My school friends decided to arrange a summer picnic at the end of the year I was making these dresses. The dress code was ‘dresses or button-shirts’.  I could have re-worn the dress from the 16th birthday but, even though it was summer, the Canberra weather was still a bit too cool for that. So, obviously, I needed a new dress.
Spot the camouflaged bolero.
I found some lovely I-have-no-idea-what-it-is fabric at Spotlight. It had a bright and blocky pattern and would be warmer than the satin. On the day before the picnic I made myself a second dress using this pattern and, to go with it, I made a bolero from Style 2302.
Sourced from my mother’s pattern stash.
On the morning of the picnic I machine-hemmed the eight-sided skirt and trimmed a straw hat to match (which has since been untrimmed). I was one of the few at the picnic who had decided to brave the weather in a dress; however I learnt the hard way that this skirt is difficult to control in the wind.
Or, alternatively, that it spins well.
I had wanted a bright print satin for this dress when I had made my first one so I was never entirely happy with the variegated fabric, so when I found some blue and green patterned satin it seemed like a good reason to make another one.  This time I added sleeves.

The sleeves are squares of fabric with the armhole shape cut out diagonally below centre.
All of the dresses have different skirt length and slightly different necklines. When cutting the pattern I initially cut the fabric straight along the shoulder seam line and then chose the neckline afterwards and shaped it while trying it on.
I don’t think I cut this neckline at all.
My first attempt at this dress is now a summer house dress. Because I can wear a satin 1930s Vionnet evening dress around the house during the day if I want to!

Saturday 7 December 2013

A quick project

Tunics form a staple part of my wardrobe. I’ve made several, all slightly different styles from A-line to fitted crossover.

While working on an outfit that required careful planning, patterning and execution (as-yet-unblogged) I decided I wanted to make something that would be finished quickly.

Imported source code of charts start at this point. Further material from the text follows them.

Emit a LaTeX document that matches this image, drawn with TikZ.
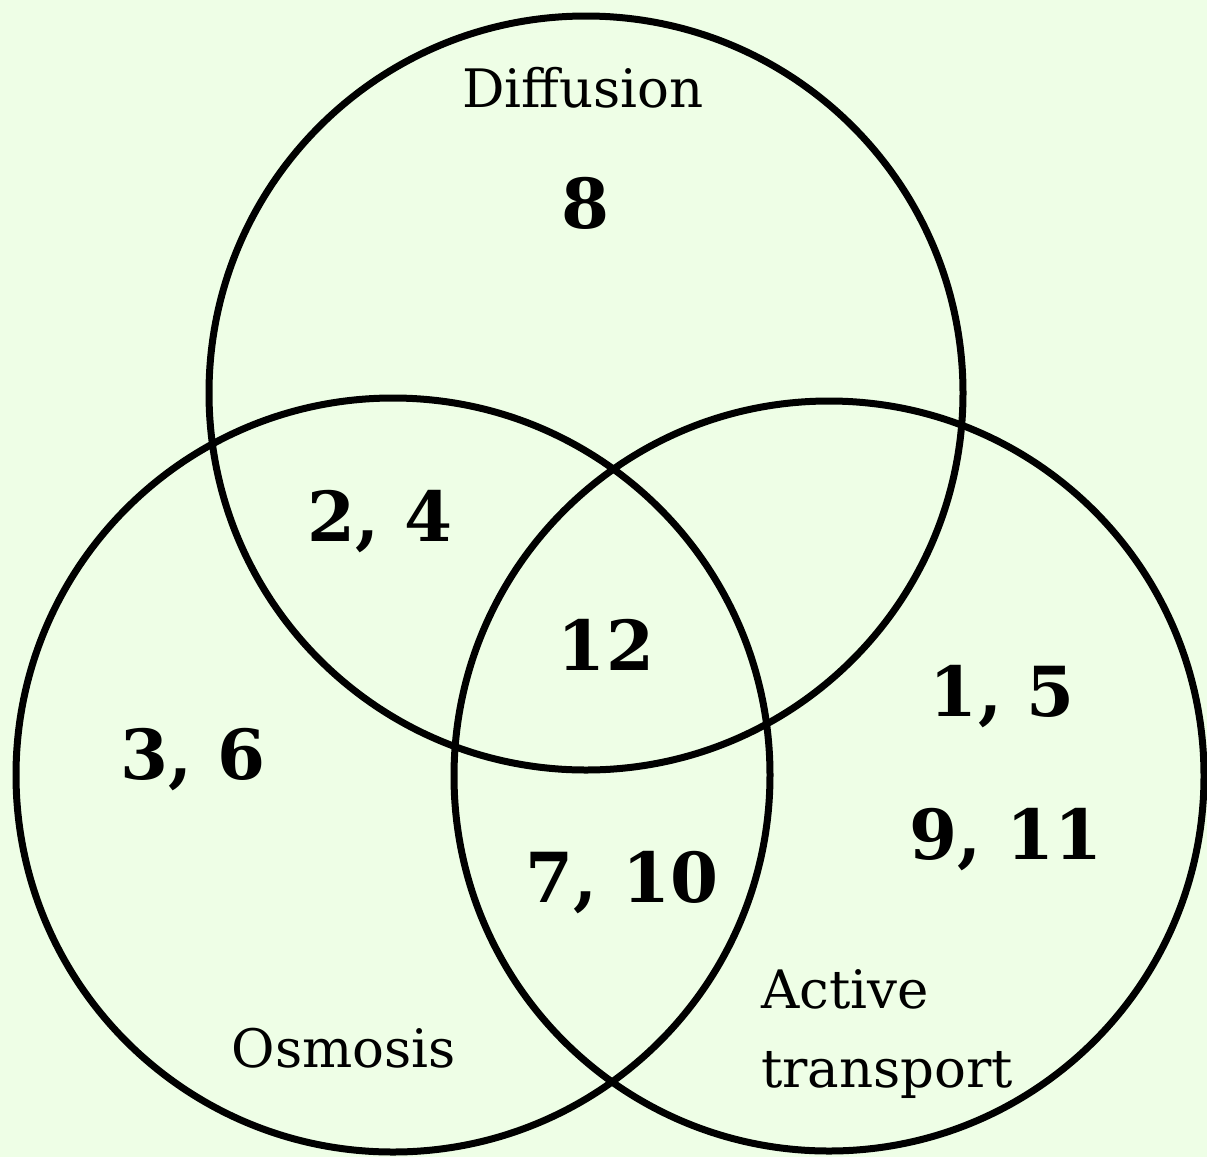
\documentclass[tikz,border=0pt]{standalone}
\usepackage{fontspec}
\setmainfont{DejaVu Serif}
\definecolor{bg}{RGB}{238,254,230}
\begin{document}
\begin{tikzpicture}[x=1pt,y=-1pt,
  ring/.style={draw=black,line width=7pt},
  lab/.style={font=\fontsize{53}{80}\selectfont,inner sep=0pt},
  num/.style={font=\fontsize{69}{80}\selectfont\bfseries,inner sep=0pt}]
\fill[bg] (0,0) rectangle (1207,1157);
\useasboundingbox (0,0) rectangle (1207,1157);
\draw[ring] (586,393) circle (377);
\draw[ring] (393,775) circle (377);
\draw[ring] (829,776) circle (375);
\node[lab] (dif) at (583,88) {Diffusion};
\node[lab] (osm) at (344,1048) {Osmosis};
\node[lab,align=left,anchor=north west,font=\fontsize{53}{79}\selectfont] (act) at (761,969) {Active\\transport};
\node[num] (n8) at (585,203) {8};
\node[num] (n24) at (380,522) {2, 4};
\node[num] (n12) at (606,645) {12};
\node[num] (n36) at (193,760) {3, 6};
\node[num] (n15) at (1002,697) {1, 5};
\node[num] (n911) at (1006,840) {9, 11};
\node[num] (n710) at (622,883) {7, 10};
\end{tikzpicture}
\end{document}
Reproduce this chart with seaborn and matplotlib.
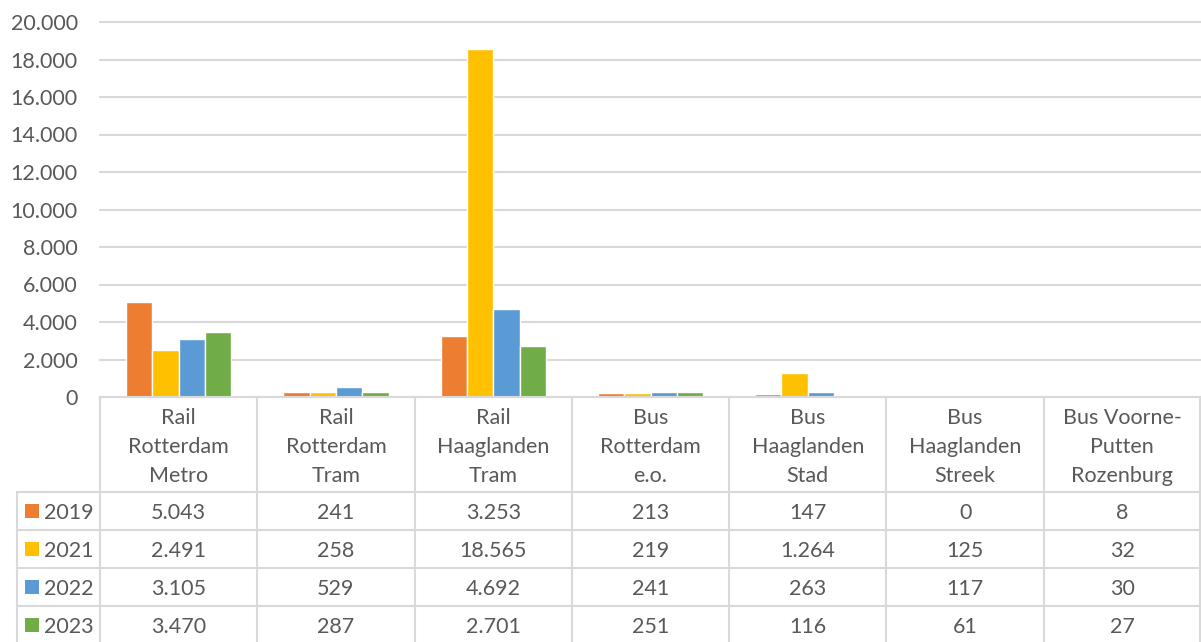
import matplotlib
matplotlib.use("Agg")
import matplotlib.pyplot as plt
import seaborn as sns
import pandas as pd
from matplotlib.lines import Line2D
from matplotlib.patches import Rectangle

categories = ["Rail\nRotterdam\nMetro", "Rail\nRotterdam\nTram", "Rail\nHaaglanden\nTram",
              "Bus\nRotterdam\ne.o.", "Bus\nHaaglanden\nStad", "Bus\nHaaglanden\nStreek",
              "Bus Voorne-\nPutten\nRozenburg"]
years = ["2019", "2021", "2022", "2023"]
v2019 = [5043, 241, 3253, 213, 147, 0, 8]
v2021 = [2491, 258, 18565, 219, 1264, 125, 32]
v2022 = [3105, 529, 4692, 241, 263, 117, 30]
v2023 = [3470, 287, 2701, 251, 116, 61, 27]
series = [v2019, v2021, v2022, v2023]
colors = ["#ED7D31", "#FFC000", "#5B9BD5", "#70AD47"]
yticks = [0, 2000, 4000, 6000, 8000, 10000, 12000, 14000, 16000, 18000, 20000]

def nl(v):
    return f"{v:,}".replace(",", ".")

sns.set_theme(style="white")
plt.rcParams['font.family'] = ['Lato', 'DejaVu Sans']

TXT = "#595959"
GRID = "#d9d9d9"
FS = 15.5

W, H = 1201, 642
fig = plt.figure(figsize=(W / 100, H / 100), dpi=100)

def fx(px):
    return px / W

def fy(py):
    return 1 - py / H

L, R, T, B = 100, 1201, 22, 397
ax = fig.add_axes([fx(L), fy(B), fx(R) - fx(L), fy(T) - fy(B)])

rows = []
for y, vals in zip(years, series):
    for c, v in zip(categories, vals):
        rows.append({"cat": c, "year": y, "value": v})
df = pd.DataFrame(rows)

sns.barplot(data=df, x="cat", y="value", hue="year", palette=colors, width=0.67,
            gap=0, ax=ax, legend=False, saturation=1, errorbar=None)

ax.set_xlim(-0.5, len(categories) - 0.5)
ax.set_ylim(0, 20000)
ax.set_yticks(yticks)
ax.set_yticklabels([nl(t) for t in yticks], color=TXT, fontsize=FS)
ax.set_xticks([])
ax.set_xlabel("")
ax.set_ylabel("")
ax.tick_params(axis="y", length=0, pad=16)
ax.yaxis.grid(True, color=GRID, lw=1.5)
for gl in ax.get_ygridlines():
    gl.set_clip_on(False)
ax.set_axisbelow(True)
for s in ["top", "right", "left"]:
    ax.spines[s].set_visible(False)
ax.spines["bottom"].set_color(GRID)
ax.spines["bottom"].set_linewidth(1.5)
ax.patch.set_alpha(0)

# data table
cw = (R - L) / len(categories)
row_tops = [492, 530, 568, 606]
row_h = 38
DY = 2

def line(x1, y1, x2, y2):
    fig.add_artist(Line2D([fx(x1), fx(x2)], [fy(y1), fy(y2)], transform=fig.transFigure,
                          color=GRID, lw=1.5))

for i in range(len(categories) + 1):
    x = min(L + i * cw, R - 1)
    line(x, B, x, H)
line(17, row_tops[0], 17, H)
for yt in row_tops:
    line(17, yt, R, yt)

for i, c in enumerate(categories):
    cx = L + (i + 0.5) * cw
    parts = c.split("\n")
    n = len(parts)
    for k, p in enumerate(parts):
        yy = 445 + DY + (k - (n - 1) / 2) * 29
        fig.text(fx(cx), fy(yy), p, ha="center", va="center", color=TXT, fontsize=FS)

for r, (y, vals, col) in enumerate(zip(years, series, colors)):
    cy = row_tops[r] + row_h / 2
    fig.add_artist(Rectangle((fx(25), fy(cy + 7)), fx(14), fy(0) - fy(14),
                             transform=fig.transFigure, color=col, lw=0))
    fig.text(fx(44), fy(cy + DY), y, ha="left", va="center", color=TXT, fontsize=FS)
    for i, v in enumerate(vals):
        cx = L + (i + 0.5) * cw
        fig.text(fx(cx), fy(cy + DY), nl(v), ha="center", va="center", color=TXT, fontsize=FS)

fig.savefig("out.png", dpi=100, facecolor="white")
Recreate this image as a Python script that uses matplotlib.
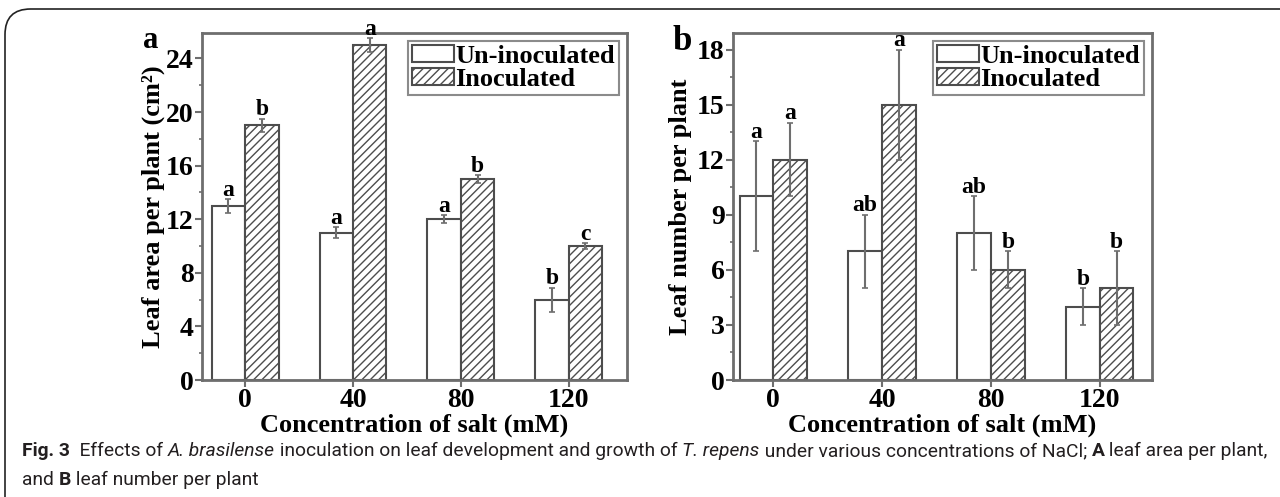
import matplotlib
matplotlib.use("Agg")
import matplotlib.pyplot as plt
import numpy as np
from matplotlib.patches import FancyBboxPatch

# concentrations of NaCl (mM)
conc = ["0", "40", "80", "120"]

# panel a: leaf area per plant (cm2)
area_un = [13, 11, 12, 6]
area_un_err = [0.5, 0.4, 0.3, 0.9]
area_in = [19, 25, 15, 10]
area_in_err = [0.5, 0.5, 0.3, 0.2]
area_un_let = ["a", "a", "a", "b"]
area_in_let = ["b", "a", "b", "c"]

# panel b: leaf number per plant
num_un = [10, 7, 8, 4]
num_un_err = [3, 2, 2, 1]
num_in = [12, 15, 6, 5]
num_in_err = [2, 3, 1, 2]
num_un_let = ["a", "ab", "ab", "b"]
num_in_let = ["a", "a", "b", "b"]

W, H = 1280, 497
SERIF = ["Liberation Serif", "DejaVu Serif"]
GRAY = "#6e6e6e"
plt.rcParams["hatch.color"] = "#555555"
plt.rcParams["hatch.linewidth"] = 1.0

fig = plt.figure(figsize=(W / 100, H / 100), dpi=100)

# rounded frame around the figure (open to the right and bottom)
frame = FancyBboxPatch((5 / W, -0.2), 1.3, 0.2 + (H - 9) / H,
                       boxstyle="round,pad=0,rounding_size=0.02",
                       transform=fig.transFigure, fill=False,
                       edgecolor="#222222", linewidth=1.2, mutation_aspect=W / H)
fig.patches.append(frame)


def panel(rect, un, un_err, inoc, inoc_err, un_let, in_let, ylim, yticks,
          ylabel, tag, xlim, ylabx):
    ax = fig.add_axes(rect)
    x = np.arange(len(conc))
    w = 0.31
    ekw = dict(ecolor=GRAY, elinewidth=1.5, capsize=2.5, capthick=1.2)
    ax.bar(x - w / 2, un, w, yerr=un_err, color="white", edgecolor="#4d4d4d",
           linewidth=1.5, error_kw=ekw, label="Un-inoculated", zorder=2)
    ax.bar(x + w / 2, inoc, w, yerr=inoc_err, color="white", edgecolor="#4d4d4d",
           linewidth=1.5, hatch="////", error_kw=ekw, label="Inoculated", zorder=2)
    for i in range(len(conc)):
        ax.annotate(un_let[i], (x[i] - w / 2, un[i] + un_err[i]), xytext=(0, 2.5),
                    textcoords="offset points", ha="center", va="baseline",
                    family=SERIF, fontweight="bold", fontsize=17, zorder=4)
        ax.annotate(in_let[i], (x[i] + w / 2, inoc[i] + inoc_err[i]), xytext=(0, 2.5),
                    textcoords="offset points", ha="center", va="baseline",
                    family=SERIF, fontweight="bold", fontsize=17, zorder=4)
    ax.set_xlim(*xlim)
    ax.set_ylim(*ylim)
    ax.set_xticks(x)
    ax.set_xticklabels(conc)
    ax.set_yticks(yticks)
    step = yticks[1] - yticks[0]
    ax.set_yticks(np.arange(0, ylim[1], step / 2), minor=True)
    for s in ax.spines.values():
        s.set_color(GRAY)
        s.set_linewidth(2)
    ax.tick_params(axis="both", which="major", direction="out", length=5, width=1.5,
                   color=GRAY, pad=1)
    ax.tick_params(axis="y", which="minor", direction="out", length=2.5, width=1.2,
                   color=GRAY)
    for lab in ax.get_xticklabels() + ax.get_yticklabels():
        lab.set_family(SERIF)
        lab.set_fontweight("bold")
        lab.set_fontsize(20)
    ax.set_xlabel("Concentration of salt (mM)", family=SERIF, fontweight="bold",
                  fontsize=19, labelpad=0)
    ax.set_ylabel(ylabel, family=SERIF, fontweight="bold", fontsize=19)
    ax.yaxis.set_label_coords(ylabx, 0.5)
    leg = ax.legend(loc="upper right", prop=dict(family=SERIF, weight="bold", size=19),
                    frameon=True, fancybox=False, handlelength=1.6, handleheight=0.6,
                    handletextpad=0.05, labelspacing=0.0, borderpad=0.15,
                    borderaxespad=0.3)
    leg.get_frame().set_edgecolor(GRAY)
    leg.get_frame().set_linewidth(1.5)
    fig.text(tag[0], tag[1], tag[2], family=SERIF, fontweight="bold", fontsize=tag[3],
             ha="center", va="center")
    return ax


bottom = (H - 380) / H
height = 347 / H
panel([202 / W, bottom, 425 / W, height], area_un, area_un_err, area_in, area_in_err,
      area_un_let, area_in_let, (0, 25.9), [0, 4, 8, 12, 16, 20, 24],
      "Leaf area per plant (cm²)", (151 / W, 1 - 40 / H, "a", 22), (-0.40, 3.54), -0.087)
panel([733 / W, bottom, 419 / W, height], num_un, num_un_err, num_in, num_in_err,
      num_un_let, num_in_let, (0, 18.9), [0, 3, 6, 9, 12, 15, 18],
      "Leaf number per plant", (682 / W, 1 - 42 / H, "b", 25), (-0.37, 3.48), -0.098)

# caption, drawn run by run and scaled to the reference line width
CAP = ["Roboto", "DejaVu Sans"]
line1 = [("Fig. 3", "normal", "bold"), ("  Effects of ", "normal", "normal"),
         ("A. brasilense", "italic", "normal"),
         (" inoculation on leaf development and growth of ", "normal", "normal"),
         ("T. repens", "italic", "normal"),
         (" under various concentrations of NaCl; ", "normal", "normal"),
         ("A", "normal", "bold"), (" leaf area per plant,", "normal", "normal")]
line2 = [("and ", "normal", "normal"), ("B", "normal", "bold"),
         (" leaf number per plant", "normal", "normal")]

renderer = fig.canvas.get_renderer()


def caption_line(runs, x0, y0, size):
    x = x0
    texts = []
    for txt, style, weight in runs:
        t = fig.text(x / W, 1 - y0 / H, txt, family=CAP, style=style, fontweight=weight,
                     fontsize=size, color="#231f20", ha="left", va="center")
        x += t.get_window_extent(renderer).width
        texts.append(t)
    return texts, x - x0


# measure line 1 at a trial size, then redraw at the size that fills 1243 px
trial, width = caption_line(line1, 22, 451, 13.0)
for t in trial:
    t.remove()
cap_size = 13.0 * 1243 / width
caption_line(line1, 22, 451, cap_size)
caption_line(line2, 22, 480, cap_size)

fig.savefig("out.png", dpi=100)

I had been brainstorming tunic designs, so I picked one and made up a pattern.
The one on the right.
The pattern was based on a pattern based on a pattern. (It started out as – but no longer resembles – McCall’s 3129.)  One of the changes was to make the side front and side back go up to the shoulder seam, rather than into the armhole.
Because this was to be a ‘quick project’ I didn’t make a muslin. I knew the top pattern fitted me so I figured it would be okay. It did fit, but was much less fitted than I wanted, so I had to take in all the seams to reduce it down to the fit I wanted.

I cut each front piece wide and fitted the angles of the crossover by hand. As this required very precise placing I basted the edges very close to the fold before cutting, neatening and hemming. I liked the look of the basting so much I kept it in.
The fabric is a curtain offcut that was in my stash. It has a lovely woven texture. The ribbons are also from the stash, which is why the ones on the inside don’t match and are odd lengths. I am considering buying some more of the purple ribbon and having another tie halfway up the front as it can gape a little.
The tunic closes with ribbon ties (because zips haven’t been invented yet).

This tunic was made to be a practical and versatile piece in my wardrobe so it can be worn with many things: pants, skirt, corset, short sleeves, long sleeves.